▸ WORK REQUIRED: Using the records below, copy exactly the part that opens with the line holding "Write the React, TypeScript" and closes with the line holding "ReferenceLine, XAxis, YAxis", minus the pictures.

--- EXERCISE INPUTS ---

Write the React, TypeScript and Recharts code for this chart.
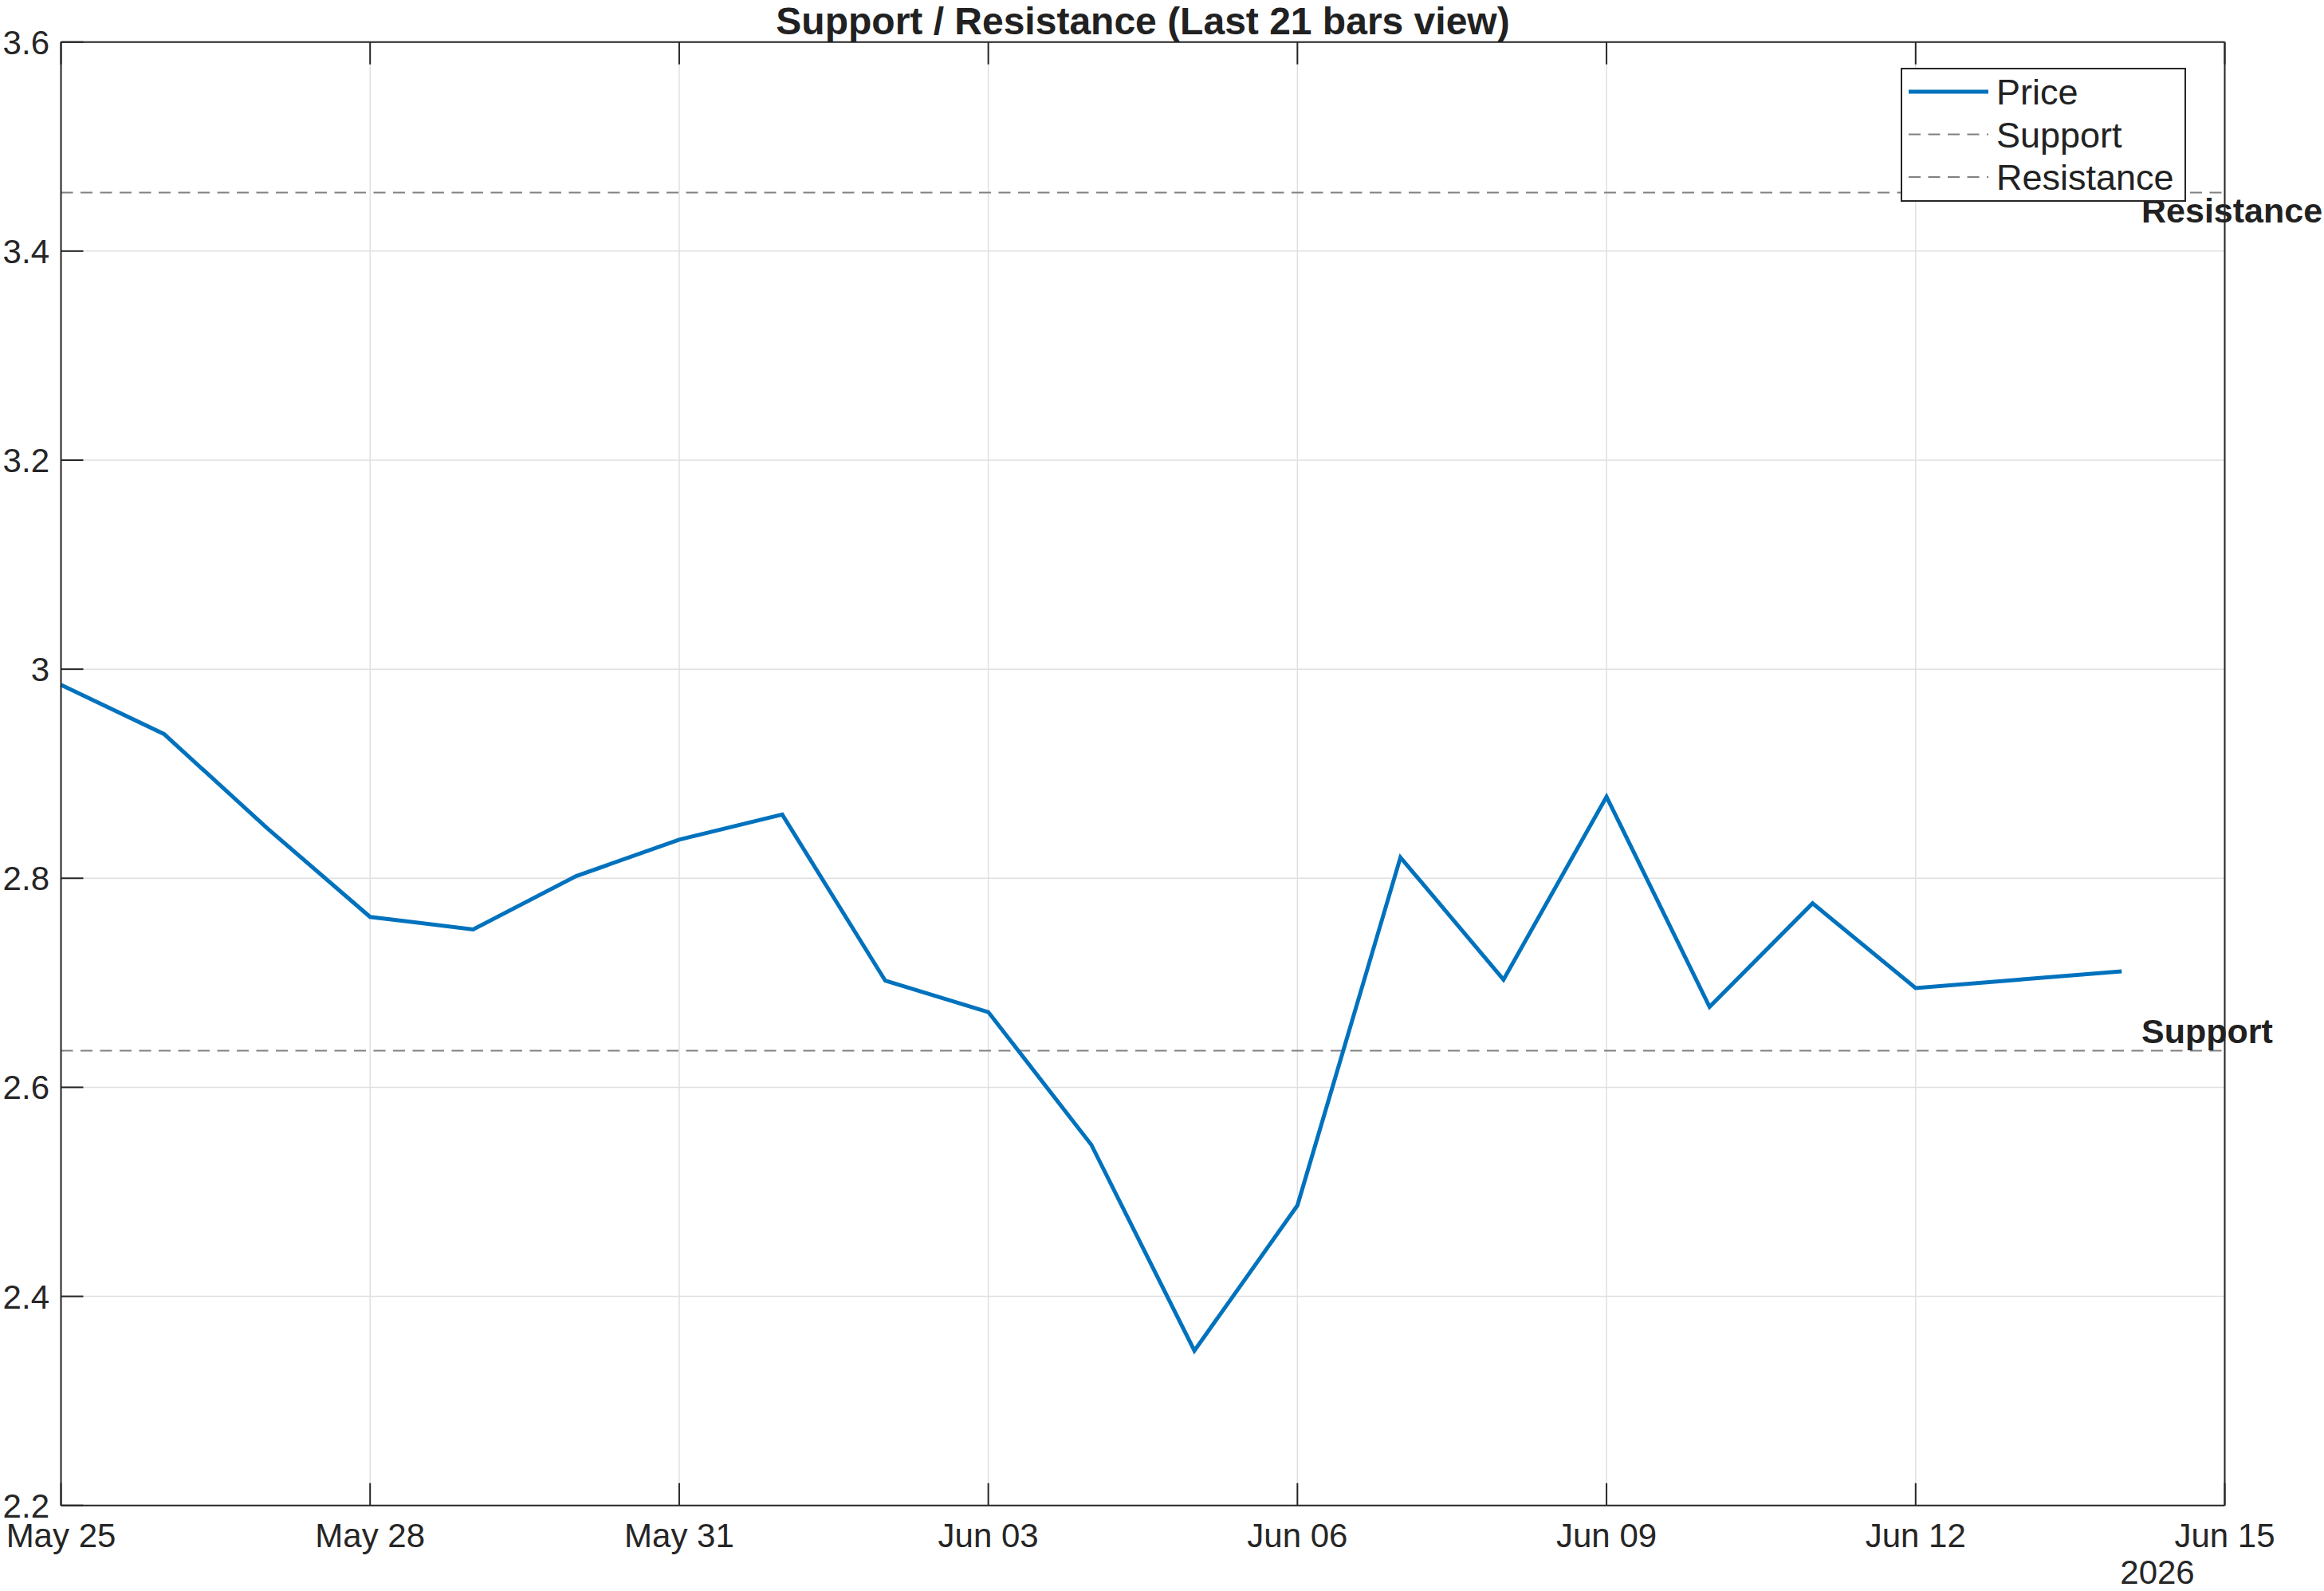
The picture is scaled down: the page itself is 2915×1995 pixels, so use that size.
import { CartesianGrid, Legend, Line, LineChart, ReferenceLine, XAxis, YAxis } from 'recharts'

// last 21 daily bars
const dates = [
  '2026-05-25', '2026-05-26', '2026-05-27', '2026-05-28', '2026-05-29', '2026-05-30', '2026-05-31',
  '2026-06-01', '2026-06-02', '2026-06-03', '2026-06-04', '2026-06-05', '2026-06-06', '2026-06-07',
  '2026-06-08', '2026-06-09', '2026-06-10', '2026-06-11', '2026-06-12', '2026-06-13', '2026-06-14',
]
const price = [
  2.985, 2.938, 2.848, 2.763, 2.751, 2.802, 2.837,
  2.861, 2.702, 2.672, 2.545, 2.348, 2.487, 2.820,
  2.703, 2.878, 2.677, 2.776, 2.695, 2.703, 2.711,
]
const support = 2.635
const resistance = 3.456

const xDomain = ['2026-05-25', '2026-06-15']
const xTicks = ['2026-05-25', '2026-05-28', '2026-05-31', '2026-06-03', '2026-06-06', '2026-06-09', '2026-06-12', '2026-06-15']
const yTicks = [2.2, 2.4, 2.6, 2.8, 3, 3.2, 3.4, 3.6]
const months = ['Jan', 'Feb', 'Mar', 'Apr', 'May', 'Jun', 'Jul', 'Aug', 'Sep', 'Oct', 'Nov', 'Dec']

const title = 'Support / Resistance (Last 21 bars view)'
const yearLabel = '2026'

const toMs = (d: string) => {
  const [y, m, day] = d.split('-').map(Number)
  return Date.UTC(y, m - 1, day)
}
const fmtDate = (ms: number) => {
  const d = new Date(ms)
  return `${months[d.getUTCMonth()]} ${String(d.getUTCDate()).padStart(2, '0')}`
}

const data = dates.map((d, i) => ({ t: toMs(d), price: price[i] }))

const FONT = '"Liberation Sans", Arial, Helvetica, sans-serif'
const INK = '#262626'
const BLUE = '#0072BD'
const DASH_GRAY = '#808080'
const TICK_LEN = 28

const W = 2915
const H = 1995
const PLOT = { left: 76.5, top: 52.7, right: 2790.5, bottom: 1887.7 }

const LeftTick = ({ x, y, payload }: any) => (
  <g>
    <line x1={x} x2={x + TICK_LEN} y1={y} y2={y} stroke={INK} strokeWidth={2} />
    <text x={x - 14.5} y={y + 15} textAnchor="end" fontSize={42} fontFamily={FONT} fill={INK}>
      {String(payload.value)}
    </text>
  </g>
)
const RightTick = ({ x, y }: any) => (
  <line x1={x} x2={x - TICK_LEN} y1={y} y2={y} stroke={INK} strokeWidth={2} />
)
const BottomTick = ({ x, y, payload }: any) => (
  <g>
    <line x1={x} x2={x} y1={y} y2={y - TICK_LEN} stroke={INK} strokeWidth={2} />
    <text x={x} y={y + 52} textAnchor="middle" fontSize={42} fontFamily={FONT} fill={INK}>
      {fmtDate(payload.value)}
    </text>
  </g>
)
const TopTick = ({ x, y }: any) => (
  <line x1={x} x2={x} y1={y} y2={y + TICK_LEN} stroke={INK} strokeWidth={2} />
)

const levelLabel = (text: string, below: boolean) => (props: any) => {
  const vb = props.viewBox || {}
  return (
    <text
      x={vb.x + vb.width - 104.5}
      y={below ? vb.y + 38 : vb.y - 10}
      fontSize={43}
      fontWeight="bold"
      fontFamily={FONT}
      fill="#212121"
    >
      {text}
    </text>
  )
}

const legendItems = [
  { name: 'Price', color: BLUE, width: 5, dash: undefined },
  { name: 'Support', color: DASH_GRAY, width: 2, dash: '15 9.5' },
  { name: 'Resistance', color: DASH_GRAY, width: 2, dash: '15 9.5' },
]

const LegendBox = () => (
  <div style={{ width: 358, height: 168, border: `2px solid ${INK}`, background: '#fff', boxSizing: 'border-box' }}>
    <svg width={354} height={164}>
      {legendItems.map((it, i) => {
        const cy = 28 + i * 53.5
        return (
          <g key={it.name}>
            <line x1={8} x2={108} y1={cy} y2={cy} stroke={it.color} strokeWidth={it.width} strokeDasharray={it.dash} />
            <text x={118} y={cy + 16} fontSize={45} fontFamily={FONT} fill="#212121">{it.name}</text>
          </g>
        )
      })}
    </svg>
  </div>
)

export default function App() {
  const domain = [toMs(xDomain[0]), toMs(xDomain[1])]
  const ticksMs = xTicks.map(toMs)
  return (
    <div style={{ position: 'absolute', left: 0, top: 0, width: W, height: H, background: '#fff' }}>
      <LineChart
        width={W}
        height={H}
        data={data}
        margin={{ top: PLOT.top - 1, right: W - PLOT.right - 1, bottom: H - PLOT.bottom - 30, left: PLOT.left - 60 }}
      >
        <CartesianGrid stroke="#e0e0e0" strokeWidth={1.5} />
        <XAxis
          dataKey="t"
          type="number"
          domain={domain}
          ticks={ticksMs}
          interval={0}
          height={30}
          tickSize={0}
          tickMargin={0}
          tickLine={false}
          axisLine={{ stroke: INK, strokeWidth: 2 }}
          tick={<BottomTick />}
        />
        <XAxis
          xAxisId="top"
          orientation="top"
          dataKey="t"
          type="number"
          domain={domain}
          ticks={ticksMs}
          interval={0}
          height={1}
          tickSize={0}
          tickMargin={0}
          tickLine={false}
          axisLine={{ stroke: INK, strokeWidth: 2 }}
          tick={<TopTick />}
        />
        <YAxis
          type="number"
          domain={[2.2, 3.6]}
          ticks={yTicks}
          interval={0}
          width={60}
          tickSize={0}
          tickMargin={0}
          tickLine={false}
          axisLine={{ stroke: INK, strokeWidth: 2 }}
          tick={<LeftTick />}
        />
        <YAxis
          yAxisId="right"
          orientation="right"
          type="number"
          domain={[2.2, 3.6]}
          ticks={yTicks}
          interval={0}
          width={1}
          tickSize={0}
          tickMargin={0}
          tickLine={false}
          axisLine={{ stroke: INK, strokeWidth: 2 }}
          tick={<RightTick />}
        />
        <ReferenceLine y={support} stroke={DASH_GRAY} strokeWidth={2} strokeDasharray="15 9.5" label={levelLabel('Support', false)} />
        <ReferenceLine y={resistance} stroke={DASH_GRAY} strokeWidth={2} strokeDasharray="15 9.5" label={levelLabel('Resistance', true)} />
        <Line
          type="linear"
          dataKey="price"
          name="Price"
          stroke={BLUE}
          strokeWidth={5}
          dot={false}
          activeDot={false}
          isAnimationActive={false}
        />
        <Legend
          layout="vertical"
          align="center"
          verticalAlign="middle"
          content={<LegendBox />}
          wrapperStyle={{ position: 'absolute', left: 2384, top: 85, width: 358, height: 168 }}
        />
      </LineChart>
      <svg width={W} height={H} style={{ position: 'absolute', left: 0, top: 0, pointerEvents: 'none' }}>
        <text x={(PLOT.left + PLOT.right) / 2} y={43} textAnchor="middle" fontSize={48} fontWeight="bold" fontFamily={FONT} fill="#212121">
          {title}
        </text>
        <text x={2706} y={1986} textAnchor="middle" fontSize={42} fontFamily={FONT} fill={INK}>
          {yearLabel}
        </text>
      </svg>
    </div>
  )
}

---
--- EXERCISE INPUTS ---

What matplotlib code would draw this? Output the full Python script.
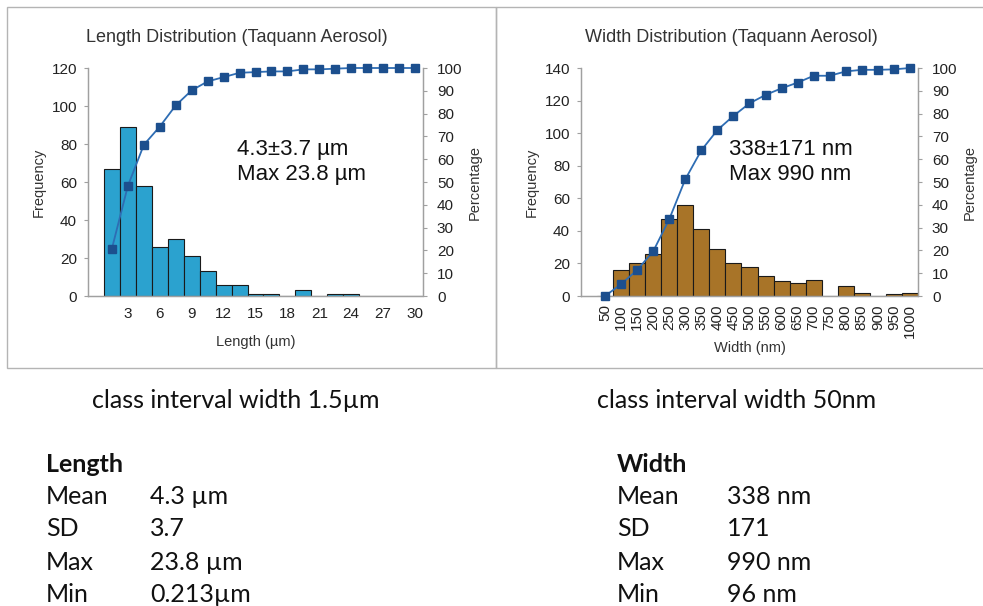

---
--- EXERCISE INPUTS ---

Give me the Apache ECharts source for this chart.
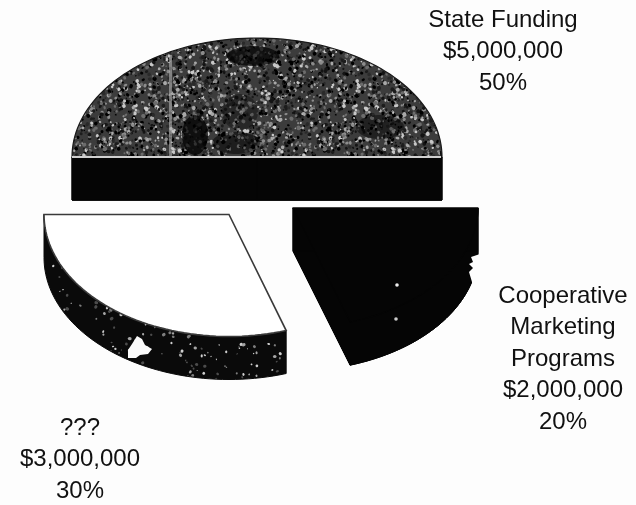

---

▸ WRITTEN RESPONSE:
Write the React, TypeScript and Recharts code for this chart.
The picture is scaled down: the page itself is 2915×1995 pixels, so use that size.
import { CartesianGrid, Legend, Line, LineChart, ReferenceLine, XAxis, YAxis } from 'recharts'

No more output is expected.